5. The method of anyone of claims 1 to 3 wherein the liquid composition comprises potassium hydroxide and sodium thiosulfate or potassium carbonate and sodium thiosulfate.

6. The method of anyone of claims 1 to 5 wherein the concentration of the dissolved thiosulfate, relative to the total weight of the composition, is equal to or greater than 0.3 % by weight and equal to or lower than 5 % by weight.

7. The method of anyone of claims 1 to 6 wherein the concentration of the dissolved base, relative to the total weight of the composition, is equal to or greater than 15 % by weight, and equal to or lower than the saturation concentration.

8. The method according to anyone of claims 1 to 7 wherein the gas is contacted with the liquid composition in counter current.

9. The method of anyone of claims 1 to 8 wherein the gas and the composition are contacted under a pressure from 1 to 3 bar (abs), preferably 1.1 to 2 bar (abs).

10. The method of anyone of claims 1 to 9 wherein the gas and the liquid composition are contacted at a temperature in the range from 10 to 80°C, preferably in the range from 20 to 40°C.

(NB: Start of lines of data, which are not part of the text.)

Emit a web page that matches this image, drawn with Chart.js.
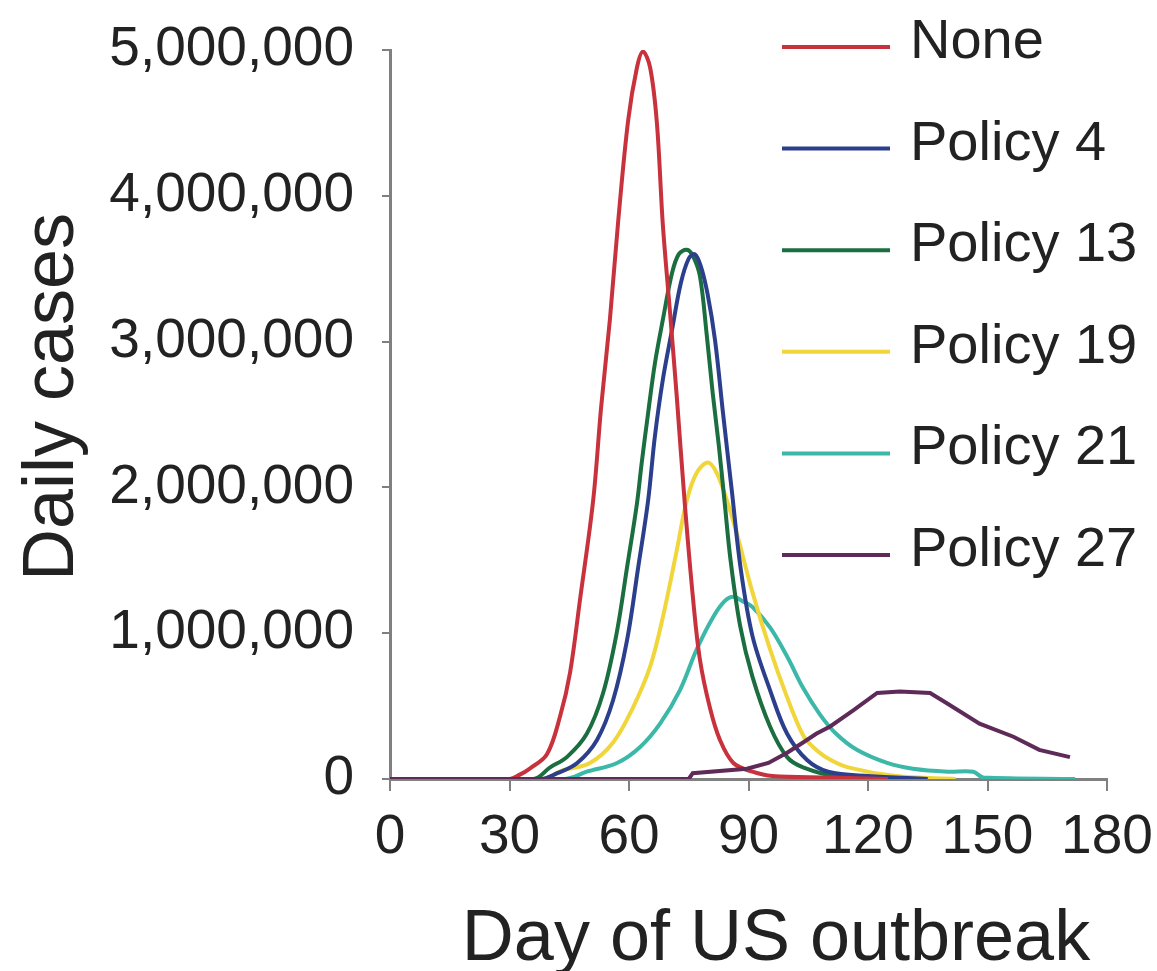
<!DOCTYPE html>
<html>
<head>
<meta charset="utf-8">
<script src="https://cdn.jsdelivr.net/npm/chart.js@4.4.1/dist/chart.umd.min.js"></script>
<style>
  html, body { margin: 0; padding: 0; background: #fff; }
  #wrap { width: 1157px; height: 971px; }
</style>
</head>
<body>
<div id="wrap"><canvas id="graphCanvas" width="1157" height="971"></canvas></div>
<script>
// Datos (días desde el inicio, casos diarios)
const seriesNames = ['None', 'Policy 4', 'Policy 13', 'Policy 19', 'Policy 21', 'Policy 27'];
const seriesColors = ['#c8323c', '#2b3f8c', '#1b6e40', '#f0d63a', '#3bb8a8', '#5e2a58'];

const noneDays = [0, 30, 32.6, 35, 39.4, 42.7, 45.2, 47.7, 51, 53, 55.2, 57.3, 59.8, 62, 63.5, 65.3, 67, 68.5, 70.3, 72, 74, 76.1, 77.8, 80.3, 82.8, 86.2, 91, 96, 110, 125];
const noneCases = [0, 0, 30000, 70000, 170000, 430000, 730000, 1230000, 1910000, 2550000, 3150000, 3830000, 4520000, 4880000, 4990000, 4880000, 4500000, 3800000, 3200000, 2620000, 1890000, 1230000, 820000, 490000, 270000, 110000, 50000, 20000, 10000, 0];

const policy4Days = [0, 38, 42, 47, 52, 56, 59.5, 62.3, 64.8, 66.5, 68.5, 70.8, 73, 75, 76.5, 78, 79.7, 81.6, 83.6, 85.8, 88, 91, 95.4, 99.7, 104.7, 110, 120, 135];
const policy4Cases = [0, 0, 40000, 110000, 270000, 540000, 950000, 1450000, 1910000, 2350000, 2740000, 3080000, 3400000, 3570000, 3600000, 3520000, 3330000, 3010000, 2510000, 1980000, 1450000, 980000, 610000, 310000, 130000, 50000, 20000, 0];

const policy13Days = [0, 36, 40.2, 44.4, 49.4, 53.5, 56.9, 59.5, 62, 63.2, 64.8, 66.5, 68.5, 70.8, 72.5, 74.5, 76, 77.8, 79.5, 81, 82.5, 84, 85.5, 87.9, 91, 95.4, 99.7, 103.7, 112, 130];
const policy13Cases = [0, 0, 80000, 150000, 310000, 590000, 1000000, 1450000, 1890000, 2170000, 2510000, 2850000, 3150000, 3470000, 3600000, 3630000, 3590000, 3450000, 3050000, 2650000, 2300000, 1900000, 1500000, 1050000, 700000, 360000, 150000, 80000, 20000, 0];

const policy19Days = [0, 38, 43.5, 50.2, 56, 61, 65.3, 68.5, 72, 74.5, 77, 79.8, 82, 84.6, 87, 91, 95.4, 99.7, 103.7, 106.2, 110, 115, 127, 142];
const policy19Cases = [0, 0, 60000, 110000, 250000, 490000, 770000, 1110000, 1570000, 1910000, 2100000, 2170000, 2100000, 1910000, 1690000, 1280000, 890000, 560000, 300000, 220000, 140000, 80000, 20000, 0];

const policy21Days = [0, 44, 49.4, 57, 62.8, 67.8, 72.8, 77, 81.1, 84, 86.2, 88.5, 91, 95.4, 99.7, 103.8, 108, 112, 117.2, 124.8, 131.3, 140, 146.4, 149, 172];
const policy21Cases = [0, 0, 50000, 110000, 220000, 380000, 610000, 890000, 1110000, 1220000, 1250000, 1220000, 1180000, 1040000, 840000, 620000, 440000, 310000, 200000, 110000, 70000, 50000, 50000, 10000, 0];

const policy27Days = [0, 75, 76, 89.6, 95, 99.7, 103.7, 107, 110.5, 116.3, 122.3, 128, 135.6, 139.8, 148, 156.5, 163, 170.7];
const policy27Cases = [0, 0, 40000, 70000, 110000, 180000, 250000, 310000, 360000, 470000, 590000, 600000, 590000, 520000, 380000, 290000, 200000, 150000];

const xTicks = [0, 30, 60, 90, 120, 150, 180];
const yTicks = [0, 1000000, 2000000, 3000000, 4000000, 5000000];

const allDays = [noneDays, policy4Days, policy13Days, policy19Days, policy21Days, policy27Days];
const allCases = [noneCases, policy4Cases, policy13Cases, policy19Cases, policy21Cases, policy27Cases];

const FONT = "'Liberation Sans', Arial, sans-serif";

// Leyenda y títulos dibujados a mano
const labelsPlugin = {
    id: 'labelsPlugin',
    afterDraw(chart) {
        const ctx = chart.ctx;
        ctx.save();
        // leyenda
        seriesNames.forEach((name, i) => {
            const y = 47 + i * 101.6;
            ctx.strokeStyle = seriesColors[i];
            ctx.lineWidth = 4;
            ctx.beginPath();
            ctx.moveTo(782, y);
            ctx.lineTo(890, y);
            ctx.stroke();
            ctx.fillStyle = '#222';
            ctx.font = '56px ' + FONT;
            ctx.textAlign = 'left';
            ctx.textBaseline = 'alphabetic';
            ctx.fillText(name, 910, y + 11);
        });
        // título eje x
        ctx.font = '72px ' + FONT;
        ctx.textAlign = 'center';
        ctx.fillText('Day of US outbreak', 776, 960);
        // título eje y
        ctx.translate(73, 397);
        ctx.rotate(-Math.PI / 2);
        ctx.fillText('Daily cases', 0, 0);
        ctx.restore();
    }
};

const ctx = document.getElementById('graphCanvas').getContext('2d');
const chart = new Chart(ctx, {
    type: 'line',
    data: {
        datasets: seriesNames.map((name, i) => ({
            label: name,
            data: allDays[i].map((d, k) => ({ x: d, y: allCases[i][k] })),
            borderColor: seriesColors[i],
            borderWidth: 4,
            pointRadius: 0,
            fill: false,
            tension: i === 5 ? 0 : 0.35,
            order: i === 5 ? -1 : 0
        }))
    },
    options: {
        responsive: false,
        animation: false,
        devicePixelRatio: 1,
        layout: { padding: { left: 0, top: 50, right: 50, bottom: 0 } },
        plugins: { legend: { display: false }, tooltip: { enabled: false } },
        scales: {
            x: {
                type: 'linear',
                min: 0,
                max: 180,
                afterFit: s => { s.height = 192; s.paddingLeft = 0; s.paddingRight = 0; },
                afterBuildTicks: s => { s.ticks = xTicks.map(v => ({ value: v })); },
                border: { display: true, color: '#808080', width: 3 },
                grid: { display: true, drawOnChartArea: false, drawTicks: true, tickLength: 12, color: '#808080', lineWidth: 2 },
                ticks: { color: '#222', padding: 14, maxRotation: 0, font: { family: FONT, size: 55 } }
            },
            y: {
                min: 0,
                max: 5000000,
                afterFit: s => { s.width = 390; s.paddingTop = 0; s.paddingBottom = 0; },
                afterBuildTicks: s => { s.ticks = yTicks.map(v => ({ value: v })); },
                border: { display: true, color: '#808080', width: 3 },
                grid: { display: true, drawOnChartArea: false, drawTicks: true, tickLength: 8, color: '#808080', lineWidth: 2 },
                ticks: {
                    color: '#222',
                    padding: 28,
                    font: { family: FONT, size: 55 },
                    callback: v => v.toLocaleString('en-US')
                }
            }
        }
    },
    plugins: [labelsPlugin]
});
</script>
</body>
</html>
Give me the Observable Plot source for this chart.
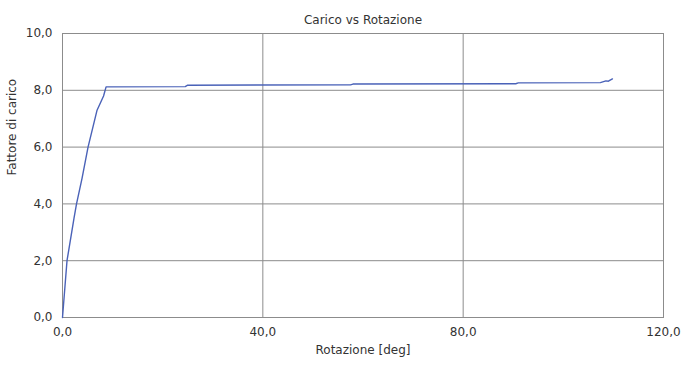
<!DOCTYPE html>
<html><head><meta charset="utf-8">
<script src="https://cdn.jsdelivr.net/npm/d3@7"></script>
<script src="https://cdn.jsdelivr.net/npm/@observablehq/plot@0.6"></script>
<style>body{margin:0;background:#fff;} svg{display:block;}</style>
</head><body><div id="chart"></div>
<script>
const title = "Carico vs Rotazione";
const xLabel = "Rotazione [deg]";
const yLabel = "Fattore di carico";
const rotazione = [0, 0.9, 2.3, 2.8, 3.9, 5.1, 6.9, 8.2, 8.7, 24.5, 25.0, 57.5, 58.0, 90.5, 91.0, 107.4, 108.5, 109.0, 109.8];
const fattore   = [0, 2.0, 3.5, 4.0, 4.9, 6.0, 7.3, 7.8, 8.12, 8.13, 8.18, 8.19, 8.22, 8.23, 8.26, 8.27, 8.33, 8.32, 8.40];
const xTicks = [0, 40, 80, 120];
const yTicks = [0, 2, 4, 6, 8, 10];

const data = rotazione.map((x, i) => ({x, y: fattore[i]}));
const fmt = d => d.toFixed(1).replace(".", ",");
const gray = "#8c8c8c";

const chart = Plot.plot({
  width: 700, height: 369,
  marginLeft: 62, marginRight: 37, marginTop: 33, marginBottom: 52,
  style: {fontFamily: "'DejaVu Sans', Verdana, sans-serif", fontSize: "12px", color: "#333", background: "#fff"},
  x: {domain: [0, 120], ticks: xTicks, tickFormat: fmt, tickSize: 0, tickPadding: 10, label: null},
  y: {domain: [0, 10], ticks: yTicks, tickFormat: fmt, tickSize: 0, tickPadding: 10, label: null},
  marks: [
    Plot.gridX(xTicks, {stroke: gray, strokeOpacity: 1}),
    Plot.gridY(yTicks, {stroke: gray, strokeOpacity: 1}),
    Plot.frame({stroke: gray}),
    Plot.line(data, {x: "x", y: "y", stroke: "#4a62b8", strokeWidth: 1.4}),
    Plot.text([title], {frameAnchor: "top", dy: -18, fontSize: 12, fill: "#333"}),
    Plot.text([xLabel], {frameAnchor: "bottom", dy: 36, fontSize: 12, fill: "#333"}),
    Plot.text([yLabel], {frameAnchor: "left", dx: -50, rotate: -90, fontSize: 12, fill: "#333"})
  ]
});
document.getElementById("chart").appendChild(chart);
</script>
</body></html>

11. The method of anyone of claims 1 to 10 wherein the gas comprising F₂ originates from an out-of-spec F₂ gas, or originates from a start-up phase of the electrolytic manufacture of F₂, or it originates from an emergency event.

12. The method of anyone of claims 1 to 11 wherein the gas comprising F₂ originates from an out-of-spec F₂ gas, or originates from a start-up phase of the electrolytic manufacture of F₂ and contains F₂ in an amount of 70 to 98 % by volume, or it originates from an emergency event and contains F₂ in an amount of 1 to 5 % by volume.

13. The method of anyone of claims 1 to 12 wherein the gas obtained after contact with the liquid composition comprises OF₂ in a concentration of equal to or lower than 200 ppm by volume.

14. The method of anyone of claims 1 to 13 wherein the treatment is performed in a treatment means which is incorporated in a skid.

15. A method for the manufacture of an item selected from the group consisting of semiconductors, photovoltaic cells, TFTs and MEMS, or the cleaning of a chamber used in the manufacture of said item which comprises at least one step comprising a method according to anyone of claims 1 to 14.

16. An aqueous solution containing or consisting of 1 % to 5 % by weight of a treatment agent selected from the group consisting of KN0₂, NaN0₂, Na₂S₂0₃ or K₂S₂0₃, 10 to 45 % by weight of KOH, 10 to 45 % by weight of NaOH, or a mixture of KOH and NaOH the total content of said mixture is 10 to 45 % by weight of the solution.

17. The solution of claim 16 comprising or consisting of 1 % to 5 % by weight of Na₂S₂0₃, equal to or more than 50 % by weight of water and equal to or more than 15 % by weight of KOH.